En ese libro aún se vislumbraba un margen ético: usar una moral pagana y pública para hacer avanzar, aunque indirectamente, la moral privada propia de la tradición judeocristiana; era algo permitido por un orden internacional que, acabado de estrenar el siglo XXI, parecía haber conjurado el mayor riesgo para la sociedad: la anarquía. Veinte años después, roto el orden global que entonces existía y regresado el peligro de una constelación internacional anárquica, Kaplan prescinde de las aspiraciones éticas para quedarse en un plano algo inferior, el del esquema mental. El modo de evitar una tragedia es pensar trágicamente, afirma. Y el miedo a lo peor es lo que debiera evitar el mal, añade Kaplan, en un planteamiento crudamente hobbesiano.
La tragedia griega clásica forma parte del bagaje cultural de Kaplan, que vivió varios años en Grecia y ha mostrado gran interés por la historia y la literatura de la Antigüedad en el Mediterráneo oriental. En su defensa de que “la geopolítica es inherentemente trágica”, el autor precisa que “tragedia no es fatalismo, no es desesperación, ni está relacionado con el quietismo de los estoicos.

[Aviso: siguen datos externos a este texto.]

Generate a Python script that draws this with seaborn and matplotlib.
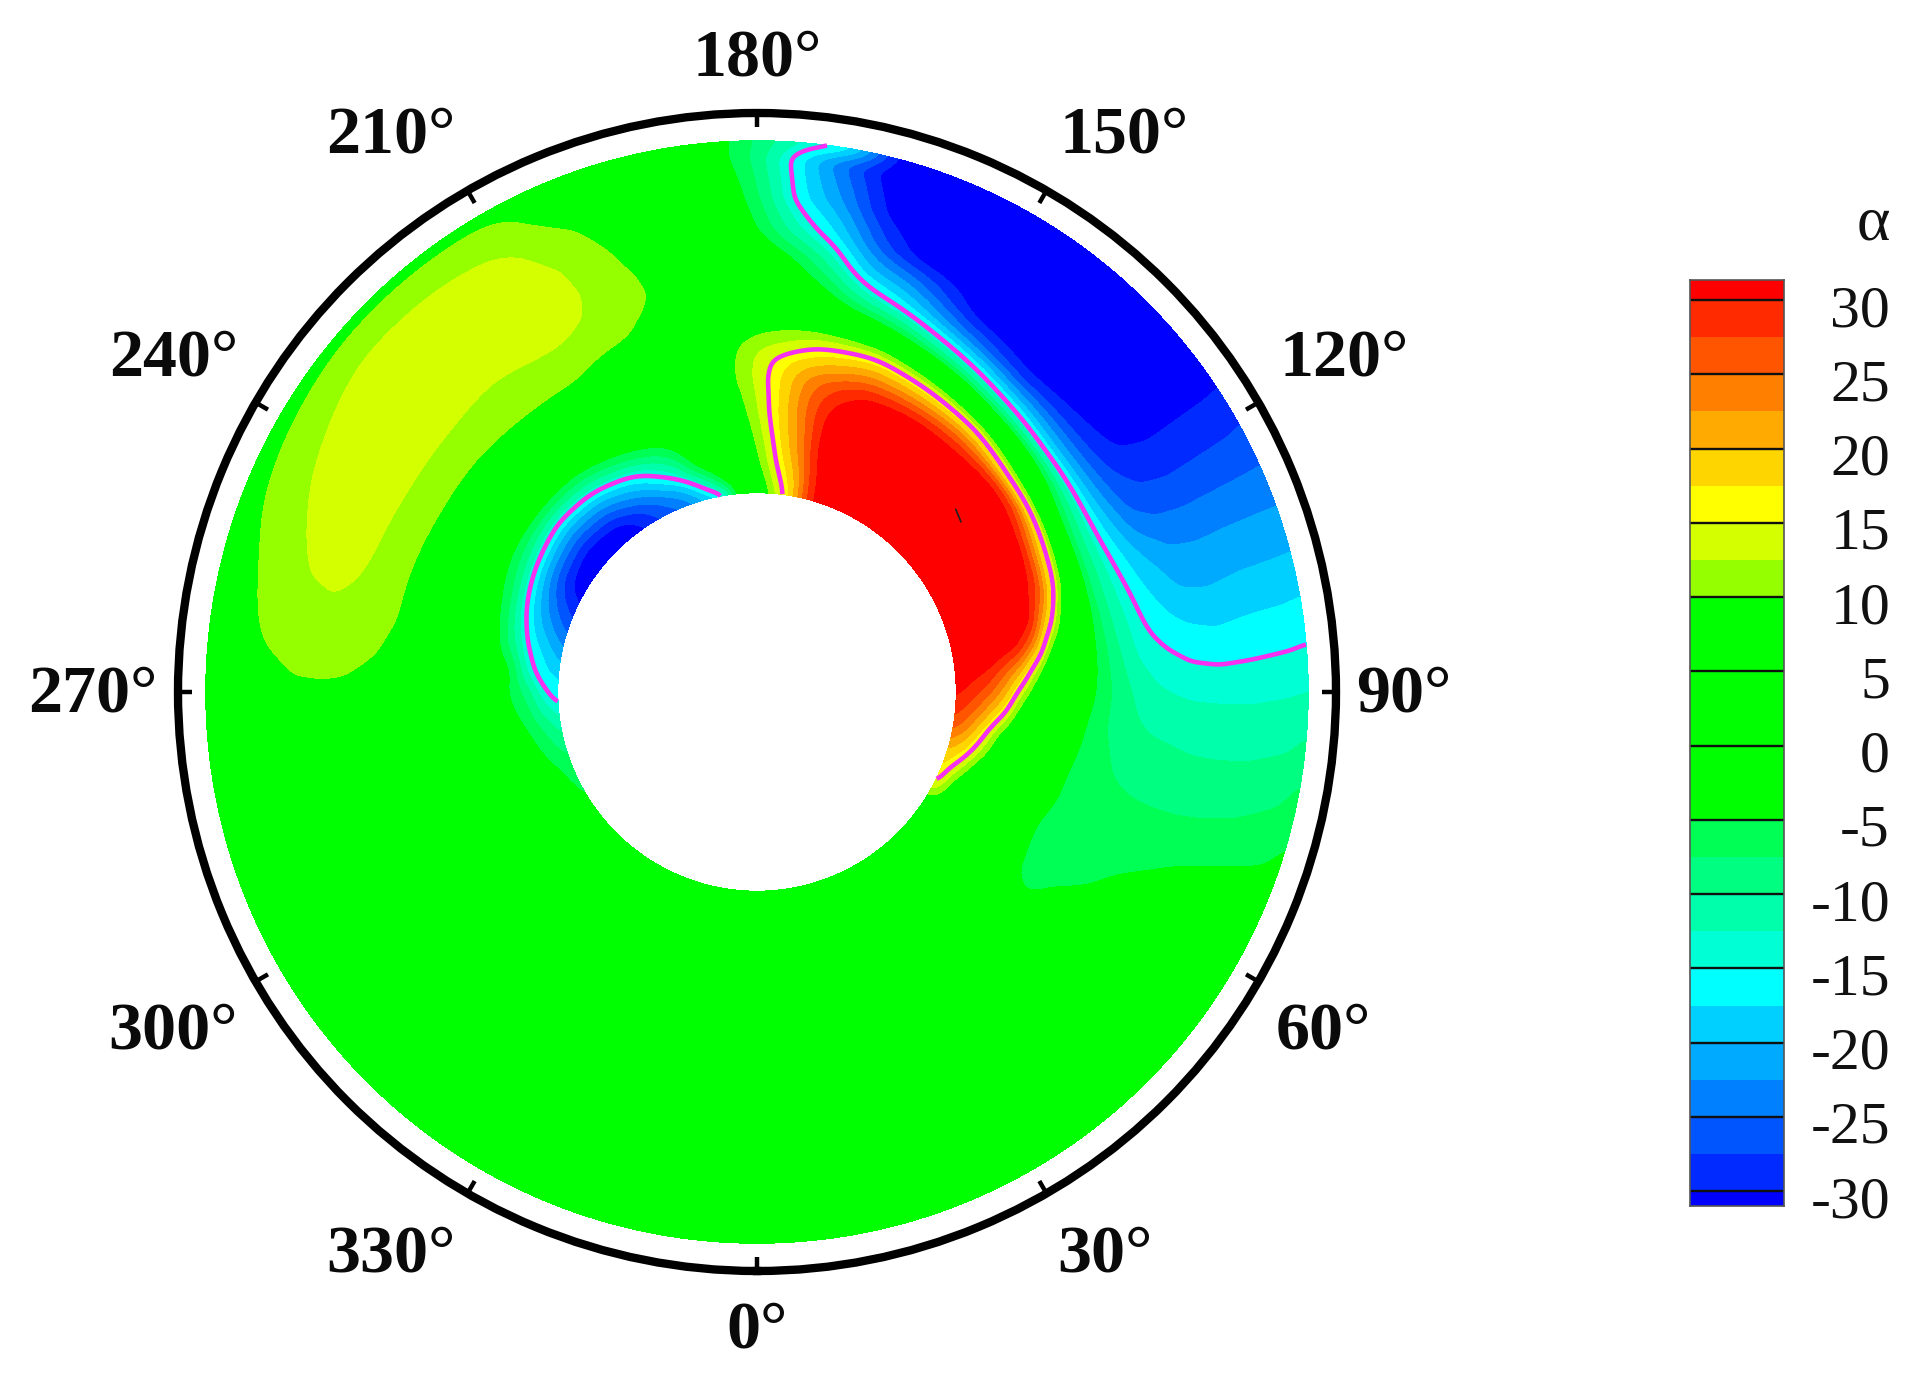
import numpy as np
import matplotlib
matplotlib.use("Agg")
import matplotlib.pyplot as plt
from matplotlib.colors import ListedColormap, BoundaryNorm
import seaborn as sns

# polar grid the field was read on
theta_deg = [0, 30, 45, 50, 55, 60, 65, 70, 75, 80, 85, 90, 95, 100, 105, 110, 115, 120, 125, 130,
             140, 150, 160, 165, 170, 175, 180, 185, 190, 195, 200, 210, 220, 230, 240, 250, 260,
             265, 270, 280, 290, 300, 320, 360]
radius = [.362, .39, .42, .45, .48, .51, .54, .57, .60, .63, .66, .69, .72, .75, .79, .84, .90, .97, 1.0]

alpha_rows = [
 [1, 1, 1, 1, 1, 1, 1, 1, 1, 1, 1, 1, 1, 1, 1, 1, 1, 1, 1],
 [1, 1, 1, 1, 1, 1, 1, 0, 0, 0, 0, 0, 1, 1, 1, 1, 1, 1, 1],
 [2, 2, 1, 1, 1, 0, 0, -1, -2, -2, -1, 0, 0, 1, 1, 1, 1, 1, 1],
 [3, 2, 1, 1, 0, -1, -2, -3, -4, -4, -3, -2, -1, 0, 0, 0, 0, 0, 0],
 [4, 3, 2, 1, 0, -1, -3, -5, -5.5, -5, -4, -3, -2, -1, 0, 0, 0, 0, 0],
 [12, 8, 5, 3, 1, -2, -4, -5.2, -5.8, -6, -6, -5.5, -4.5, -3, -2, -1, 0, 0, 0],
 [17, 9, 4, 2, 0, -2, -4, -5.5, -6, -6.2, -6.3, -6.2, -6, -5.7, -4.8, -3.5, -2, -1, -1],
 [18, 14, 7, 3, 1, -1, -3, -4.8, -5.5, -6, -6.3, -6.5, -6.5, -6.5, -6.5, -6.2, -5.7, -4.8, -4],
 [21, 18, 12, 6, 3, 0, -3, -4.5, -6, -6.8, -7.3, -7.6, -7.8, -7.9, -7.9, -7.8, -7.4, -6.5, -5.5],
 [26, 22, 15.5, 8, 4, 1, -1, -3.5, -5.5, -6.8, -7.8, -8.3, -8.8, -9, -9.5, -9.5, -9.3, -8.5, -7.3],
 [28.5, 26, 21, 15.5, 7, 3, .5, -2.5, -5, -7.3, -8.7, -9.8, -10.5, -10.8, -11, -11.2, -11.2, -10.8, -10],
 [30.5, 29, 26, 21, 13, 6, 3, 0, -3.5, -6.5, -8.5, -10.5, -12, -12.5, -13, -13, -13, -12.7, -12.5],
 [32, 31, 30, 26, 21, 12, 4, 1.5, -2.5, -6.5, -9.5, -12.5, -13.5, -14.5, -15.5, -16, -15.7, -15.3, -15],
 [33, 33, 33, 32.5, 31, 24, 11, 5, -2, -6.5, -10.5, -13, -15.5, -17, -18, -18.5, -18, -17.8, -17.5],
 [33, 33, 33, 33, 33, 32, 21, 9, 1, -7, -11, -14, -17, -18.5, -20.7, -21, -20.5, -20.3, -20.2],
 [33, 33, 33, 33, 33, 32, 28, 16, 4, -7, -11, -15.5, -18.5, -20.7, -22.5, -22.8, -22.7, -22.6, -22.6],
 [33, 33, 33, 33, 33, 33, 30, 19, 7, -6.5, -11.5, -17, -21, -24.7, -25.8, -26, -25.8, -25.6, -25.5],
 [33, 33, 33, 33, 33, 33, 32, 23, 10, -5, -10.5, -18, -23, -26.5, -28.2, -28.8, -28.6, -28.4, -28],
 [33, 33, 33, 33, 33, 33, 33, 28, 13, -1, -9, -18, -24, -28, -30.5, -31, -31, -31, -31],
 [33, 33, 33, 33, 33, 33, 33, 30, 15, 3, -7, -18, -24, -28.5, -31.5, -33, -33, -33, -33],
 [33, 33, 33, 33, 33, 33, 33, 29.5, 22, 10.5, -3, -13.5, -22, -29, -33, -33, -33, -33, -33],
 [33, 33, 33, 33, 33, 33, 33, 30.5, 23, 15, 4, -7.5, -16, -24, -31, -33, -33, -33, -33],
 [33, 33, 33, 33, 33, 33, 32, 30, 24, 18, 10, -2, -9, -16, -22, -31, -33, -33, -33],
 [29, 30, 31, 32, 32, 31.5, 30, 27, 22, 16.5, 10, 0, -7, -13, -20, -26, -31, -33, -33],
 [18, 19, 21, 23, 24, 25, 25, 24, 20, 15.5, 10.5, 3, -2.5, -6, -11, -17, -22, -26, -15],
 [12, 14, 15.5, 16.5, 17.5, 18, 18, 18, 17, 13, 10, 5, 1, -2, -5, -12, -17, -18, -13],
 [5, 7, 9, 10, 11, 12, 12.5, 13, 13, 12, 9, 5, 3, 1, -1, -4.5, -6.5, -8, -8],
 [-3, 0, 3, 5, 6, 7, 8, 9, 9, 8.5, 6, 4, 3, 2, 1, 0, -1, -3, -3],
 [-17, -6, -1, 1, 3, 4, 5, 5, 5, 5, 5, 5, 6, 6, 6, 4, 2, 1, 1],
 [-20, -14, -5, -2, 0, 2, 3, 4, 5, 6, 7, 8, 9.5, 10.2, 9.5, 8, 6, 4, 2],
 [-24, -20, -13, -8, -4, -1, 2, 3, 4, 5, 8, 10.5, 11, 11.5, 11.5, 11, 9.5, 6, 4],
 [-28, -26, -21, -15.5, -8, -3, 1, 3, 6, 8.5, 10.5, 11.5, 12.5, 13.5, 14, 14, 13, 11, 8],
 [-33, -31, -26, -20, -12, -5.5, -1, 2, 5, 8, 10.5, 11.5, 12, 12.8, 13.5, 14, 13.8, 11, 8.5],
 [-33, -32, -27, -21, -13, -5.5, -1, 2, 5, 8, 10, 11.5, 12.2, 13, 13.8, 14, 14, 11, 8.5],
 [-32, -30, -25, -18, -10, -5, -1, 2, 5, 8, 10, 11.5, 12.2, 13, 13.6, 13.6, 12.8, 10.3, 8],
 [-27, -24, -20, -14, -6.5, -3, 0, 2, 5, 8, 9.8, 11, 12, 12.8, 13.2, 13, 12, 9.5, 8],
 [-21, -18, -15, -9, -4, -2, 0, 2, 4, 7, 9.8, 11, 11.5, 12, 12.2, 12, 11, 7.5, 6],
 [-18, -17, -13, -4, -2, 0, 1, 2, 3, 5, 7, 9.8, 10.5, 11, 11, 11, 9.8, 7, 5],
 [-17, -14, -8, -5.2, -3, -1, 1, 2, 3, 4, 6, 7.5, 8.5, 9.2, 9.5, 9.3, 8, 6, 4],
 [-11, -8, -5, -3, -1, 0, 1, 1, 2, 3, 3, 4, 5, 6, 6, 5, 4, 3, 2],
 [-7, -5, -3, -1, 0, 0, 0, 1, 1, 1, 2, 2, 3, 3, 3, 3, 2, 2, 1],
 [-5.5, -3, -1, 0, 0, 0, 0, 0, 1, 1, 1, 1, 1, 1, 1, 1, 1, 1, 1],
 [0, 0, 0, 0, 0, 0, 0, 0, 1, 1, 1, 1, 1, 1, 1, 1, 1, 1, 1],
 [1, 1, 1, 1, 1, 1, 1, 1, 1, 1, 1, 1, 1, 1, 1, 1, 1, 1, 1],
]

# colour bands
level_bounds = [-60, -30, -27.5, -25, -22.5, -20, -17.5, -15, -12.5, -10, -7.5, -5, 0, 5, 10,
                12.5, 15, 17.5, 20, 22.5, 25, 27.5, 30, 60]
band_colors = ["#0000ff", "#002aff", "#0055ff", "#0080ff", "#00aaff", "#00d0ff", "#00ffff",
               "#00ffd5", "#00ffaa", "#00ff80", "#00ff55", "#00ff00", "#00ff00", "#00ff00",
               "#95ff00", "#d4ff00", "#ffff00", "#ffd500", "#ffaa00", "#ff8000", "#ff5500",
               "#ff2a00", "#ff0000"]
key_levels = [-15, 15]
cbar_ticks = [30, 25, 20, 15, 10, 5, 0, -5, -10, -15, -20, -25, -30]
cbar_cells = [31.25, 28.75, 26.25, 23.75, 21.25, 18.75, 16.25, 13.75, 11.25, 8.75, 6.25, 3.75, 1.25,
              -1.25, -3.75, -6.25, -8.75, -11.25, -13.75, -16.25, -18.75, -21.25, -23.75, -26.25,
              -28.75, -31.25]
tick_deg = [0, 30, 60, 90, 120, 150, 180, 210, 240, 270, 300, 330]
label_theta = [0, 31.9, 59.3, 90, 119.8, 146.7, 180, 213.2, 240, 270, 300, 326.8]
label_rho = [1.154, 1.196, 1.196, 1.174, 1.229, 1.214, 1.155, 1.213, 1.223, 1.205, 1.223, 1.213]
speck_theta = [132.6, 129.8]
speck_rho = [.49, .482]

sns.set_theme(style="white")
plt.rcParams["font.family"] = ["Liberation Serif", "DejaVu Serif"]

W, H = 1924, 1382
fig = plt.figure(figsize=(W / 100, H / 100), dpi=100, facecolor="white")


def px_axes(left, top, right, bottom, **kw):
    return fig.add_axes([left / W, 1 - bottom / H, (right - left) / W, (bottom - top) / H], **kw)


def render_field(rows, th_axis, r_axis, sig_th=2.0, sig_r=.009):
    """Resample the table on a fine polar mesh and soften the reading steps for drawing."""
    th_f = np.arange(0, 360.01, .5)
    r_f = np.linspace(r_axis[0], r_axis[-1], 241)
    z = np.array(rows, dtype=float)
    z = np.array([np.interp(th_f, th_axis, z[:, j]) for j in range(z.shape[1])]).T
    z = np.array([np.interp(r_f, r_axis, z[i]) for i in range(z.shape[0])])
    n = int(4 * sig_th / .5)
    k = np.exp(-.5 * (np.arange(-n, n + 1) * .5 / sig_th) ** 2)
    k /= k.sum()
    body = z[:-1]
    wrapped = np.vstack([body[-n:], body, body[:n]])
    body = np.array([np.convolve(wrapped[:, j], k, mode="valid") for j in range(z.shape[1])]).T
    z = np.vstack([body, body[:1]])
    dr = r_f[1] - r_f[0]
    m = int(4 * sig_r / dr)
    k = np.exp(-.5 * (np.arange(-m, m + 1) * dr / sig_r) ** 2)
    k /= k.sum()
    z = np.array([np.convolve(np.pad(row, m, mode="edge"), k, mode="valid") for row in z])
    return th_f, r_f, z


cx, cy, ring = 757, 692, 579
ax = px_axes(cx - ring, cy - ring, cx + ring, cy + ring, projection="polar")
ax.set_theta_zero_location("S")
ax.set_theta_direction(1)
ax.set_rlim(0, ring / 551)
ax.set_facecolor("white")

th_f, r_f, z_f = render_field(alpha_rows, theta_deg, radius)
T, R = np.meshgrid(np.radians(th_f), r_f, indexing="ij")
cf = ax.contourf(T, R, z_f, levels=level_bounds, colors=band_colors)
cf.set_edgecolor("face")
cf.set_linewidth(0.4)
ax.contour(T, R, z_f, levels=key_levels, colors="#f530f0", linewidths=3.3, linestyles="solid")
ax.plot(np.radians(speck_theta), speck_rho, color="#202020", lw=1.2)

ax.set_yticks([])
ax.grid(False)
ax.set_xticks(np.radians(tick_deg))
ax.set_xticklabels([])
ax.tick_params(axis="x", length=0)
ax.spines["polar"].set_linewidth(6)
ax.spines["polar"].set_color("black")
for deg in tick_deg:
    ax.plot([np.radians(deg)] * 2, [ring / 551 - .026, ring / 551], color="black", lw=3.2,
            solid_capstyle="butt")
ax.set_rlim(0, ring / 551)

for deg, th, rho in zip(tick_deg, label_theta, label_rho):
    ax.annotate(f"{deg}°", xy=(np.radians(th), rho), xycoords="data", xytext=(0, -2.5),
                textcoords="offset points", ha="center", va="center", fontsize=49,
                fontweight="bold", color="#0a0a0a", annotation_clip=False)

# colour bar drawn by seaborn
cax = px_axes(1690, 280, 1784, 1206)
norm = BoundaryNorm(level_bounds, len(band_colors))
sns.heatmap(np.array(cbar_cells).reshape(-1, 1), ax=cax, cmap=ListedColormap(band_colors), norm=norm,
            cbar=False, xticklabels=False, yticklabels=False, linewidths=0)
to_row = lambda v: (32.5 - v) / 2.5
cax.set_ylim(to_row(-31.0), to_row(31.35))
for v in cbar_ticks:
    cax.hlines(to_row(v), 0, 1, color="#101010", linewidth=1.7)
    cax.annotate(str(v), xy=(1, to_row(v)), xycoords=("axes fraction", "data"),
                 xytext=(106 * .72, -12 * .72), textcoords="offset points", ha="right", va="center",
                 fontsize=43, color="#111111")
for s in cax.spines.values():
    s.set_visible(True)
    s.set_linewidth(1.2)
    s.set_color("#555555")
cax.annotate("α", xy=(1, 1), xycoords="axes fraction", xytext=(106 * .72, 55 * .72),
             textcoords="offset points", ha="right", va="center", fontsize=46, color="#111111")

fig.savefig("out.png", dpi=100, facecolor="white")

Es comprensión. Al pensar trágicamente, uno es consciente de sus limitaciones y así puede actuar de con mayor eficacia”. “El fatalismo previene del orgullo e inculca la conciencia de que siempre hay cosas acerca del mundo y acerca de situaciones que no podemos saber, lo cual nos debería hacer humildes”. “Nos convertimos en sabios solo al percatarnos de nuestro propio conocimiento incompleto”. “La tragedia es completa solo cuando el protagonista comprende su propia insignificancia”. “Debemos pensar trágicamente para evitar la tragedia”
Para Kaplan, la excesiva autoconfianza de los legisladores y los altos funcionarios estadounidenses motivaron los juicios erróneos que llevaron a serias equivocaciones en la guerra de Afganistán y de Irak. Contrapone el “pesimismo constructivo” de Eisenhower, quien, movido tanto por la ambición como por el miedo dada su experiencia en el campo de batalla durante la Segunda Guerra Mundial, buscó el armisticio en Corea declinando el uso de la bomba atómica, decidió no entrar en Vietnam y dejó sin respuesta la invasión soviética de Hungría. Kaplan estima que la élite de Washington apenas paga el precio por sus errores, lo que impide que en ese establishment madure la “sensibilidad trágica”, de forma que vuelve a tropezarse en la misma piedra.
Quienes se opongan a la llamada visión “realista” de las relaciones internacionales y se muevan más bien en el “idealismo”, que confía en la virtud del hombre y su capacidad para superar los problemas, encontrarán esta pequeña obra negativa y poco inspiradora. No obstante, puede haber consenso en una cosa: la necesidad de que quien aguanta el peso del poder se mueva con gran precaución, porque muchas veces los extremos desconocidos –lo que en la jerga de toma de decisiones denomina, en inglés, ‘the unknowns’– son tan grandes que el mandatario camina casi a ciegas.